I’ve owned an AMT Backup .45 for about 20 years. I owned a Star Firestar in 9mm for years before that, and I still have a Keltec PF-9, 9mm. These days my Springfield Armory XD-S 45 (the original) is my go to. I have found my XD-S 45 to be accurate, very compact, and easy to control.

Springfield Armory Inc. recently sent me a “Mod.2” XD-S 45 to try out and I must say, all the improvements that were made were favorable. Let’s discuss some of those improvements.

The Grip

The first and most visibly noticeable modification / improvement is the grip texturing. Although I have no problem with the texture of the original XD-S I already own, I like the smoother and more refined Mod.2 grip texture better than the original. Along with the grip texture, is the extended beavertail above the web of the firing hand which, incidentally, places your grip higher in relation to the bore’s axis, and thus improves control of the pistol.

The Sights

The XD-S Mod.2 is now available with a “Pro-Glo” tritium front sight from Ameriglo. Although I like the fiber optic on my original XD-S, a tritium front sight is a great option to have on a factory pistol. Couple this with the “One-handed, Rackable” steel rear sight (a squared off shelf meant to catch on a belt or other hard edged surface), it is a great improvement over the original.

Shooting Impressions

I will say that, for me, the Mod.2 shot and performed no better than my original XD-S (which does really well).
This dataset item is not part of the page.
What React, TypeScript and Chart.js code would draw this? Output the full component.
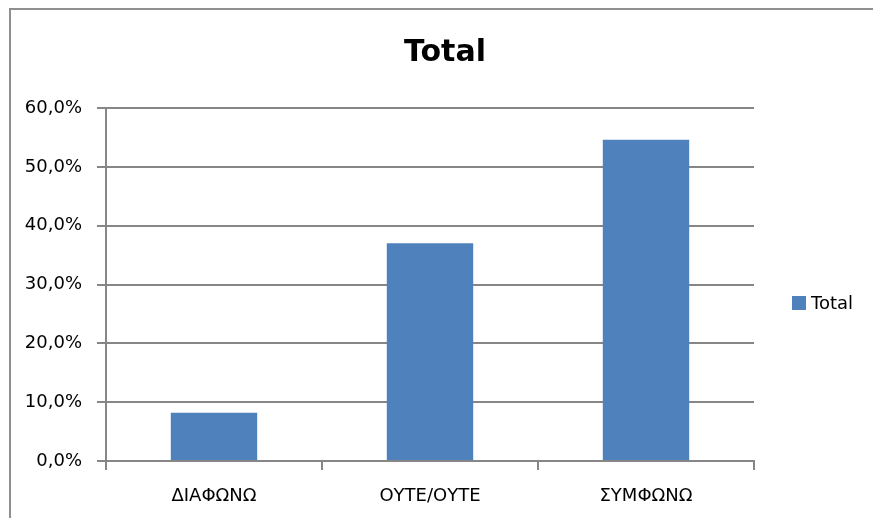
import { useEffect, useRef } from "react";
import { Chart, registerables } from "chart.js";

Chart.register(...registerables);

const chartTitle = "Total";
const seriesName = "Total";
const categories = ["ΔΙΑΦΩΝΩ", "ΟΥΤΕ/ΟΥΤΕ", "ΣΥΜΦΩΝΩ"];
const totalValues = [8.2, 37.0, 54.6];
const yMin = 0;
const yMax = 60;
const yStep = 10;

const FONT = "'DejaVu Sans', sans-serif";
const GRID = "#868686";
const BAR = "#4F81BD";

const W = 873;
const H = 518;

const decorPlugin = {
  id: "decor",
  beforeDraw(chart: any) {
    const ctx = chart.ctx;
    ctx.save();
    ctx.fillStyle = "#ffffff";
    ctx.fillRect(0, 0, W, H);
    ctx.strokeStyle = "#8f8f8f";
    ctx.lineWidth = 2;
    ctx.strokeRect(10, 9, 880, 530);
    ctx.restore();
  },
  afterDraw(chart: any) {
    const ctx = chart.ctx;
    const area = chart.chartArea;
    ctx.save();
    // title
    ctx.fillStyle = "#000000";
    ctx.font = `bold 30px ${FONT}`;
    ctx.textAlign = "center";
    ctx.textBaseline = "alphabetic";
    ctx.fillText(chartTitle, (area.left + area.right) / 2 + 15, 61);
    // legend
    const lx = area.right + 38;
    const ly = 296;
    ctx.fillStyle = BAR;
    ctx.fillRect(lx, ly, 14, 14);
    ctx.fillStyle = "#000000";
    ctx.font = `18px ${FONT}`;
    ctx.textAlign = "left";
    ctx.fillText(seriesName, lx + 19, ly + 13);
    ctx.restore();
  },
};

export default function App() {
  const ref = useRef<HTMLCanvasElement | null>(null);

  useEffect(() => {
    if (!ref.current) return;
    const chart = new Chart(ref.current, {
      type: "bar",
      data: {
        labels: categories,
        datasets: [
          {
            label: seriesName,
            data: totalValues,
            backgroundColor: BAR,
            borderWidth: 0,
            categoryPercentage: 1,
            barPercentage: 0.4,
          },
        ],
      },
      options: {
        responsive: false,
        animation: false,
        devicePixelRatio: 1,
        layout: { padding: { top: 108, right: 119, left: 0, bottom: 0 } },
        plugins: {
          legend: { display: false },
          title: { display: false },
          tooltip: { enabled: false },
        },
        scales: {
          x: {
            offset: true,
            grid: {
              drawOnChartArea: false,
              drawTicks: true,
              tickLength: 9,
              color: GRID,
              lineWidth: 2,
              offset: true,
            },
            border: { display: true, color: GRID, width: 2 },
            ticks: {
              color: "#000000",
              font: { family: FONT, size: 18 },
              padding: 16,
              maxRotation: 0,
            },
            afterFit(axis: any) {
              axis.height = 57;
            },
          },
          y: {
            min: yMin,
            max: yMax,
            grid: {
              color: GRID,
              lineWidth: 2,
              tickLength: 9,
            },
            border: { display: true, color: GRID, width: 2 },
            ticks: {
              stepSize: yStep,
              color: "#000000",
              font: { family: FONT, size: 18 },
              padding: 15,
              callback: (v: any) => Number(v).toFixed(1).replace(".", ",") + "%",
            },
            afterFit(axis: any) {
              axis.width = 106;
            },
          },
        },
      },
      plugins: [decorPlugin],
    });
    return () => chart.destroy();
  }, []);

  return (
    <div style={{ position: "fixed", left: 0, top: 0, width: W, height: H, background: "#fff" }}>
      <canvas ref={ref} width={W} height={H} style={{ display: "block", width: W, height: H }} />
    </div>
  );
}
At 10 meters the photo shows my typical grouping when I’m “takin’ my time in a hurry” with both my original and the newer Mod.2 XD-S 45. The difference in the lower bore position is slightly noticeable, but regardless, I do like the slightly extended beavertail grip. Also, the bright yellow outline of the tritium front sight stands out in all but the brightest shooting light.

Comparing either original or Mod.2 XD-S 45’s to my old AMT Backup 45 is pointless. The AMT was the “Compact .45ACP” of its day, but performance wise it is left in the dust by either the original or Mod.2 Springfield Armory XD-S 45.

Accessories

Hard worn original XD-S with shoulder holster

I have always been a fan of shoulder holsters and I’ve been using them for over 30 years. When it came time to get a holster for my XD-S 45, I went with the Galco Classic Lite system which I have used for a number of other compact pistols. I believe it’s one of the best shoulder rigs around for concealment of a subcompact pistol.

XD-S Mod.2 top left, XD-S original top right, AMT Backup bottom for reference

Another accessory that is a “no brainer” for an automatic pistol is extra magazines. Although the XD-S 45 comes with a five and a six round mag, I not only purchased extra five and six rounders, I purchased some SA seven rounders as well. They come with a sleeve for both the original and the Mod.2 pistol grip and both the six and seven rounders will fit in the offside mag pouch of the Galco shoulder rig.

The Ammo

The “food” you feed your defensive firearm is critical to its performance and lethality. Although one of the reasons I like the .45ACP is that it’s already almost a half -inch in diameter, it doesn’t hurt to give yourself every edge. The performance of the Federal Hydra-shok  has been proven to be phenomenal for self -defense in a wide range of calibers (210 gr .45ACP here), so there’s not much to say other than it is one of the more accurate loads out of both the XD-S 45 original and Mod.2.

The 205 grain “Syntech Defense” and the 230 grain “Syntech” ball ammo from Federal both performed well and give some shooters more options when using their pistol on the range. Just like the original XD-S and Mod.2, I would carry the 205gr. Syntech and the 210gr. Hydra-shok for defense without reservation.

Conclusions

Springfield Armory continues to improve their lineup. Whether it’s improving what they already have in production, or adding new types and models of firearms, they continue a manufacturing standard by which the industry is compared to.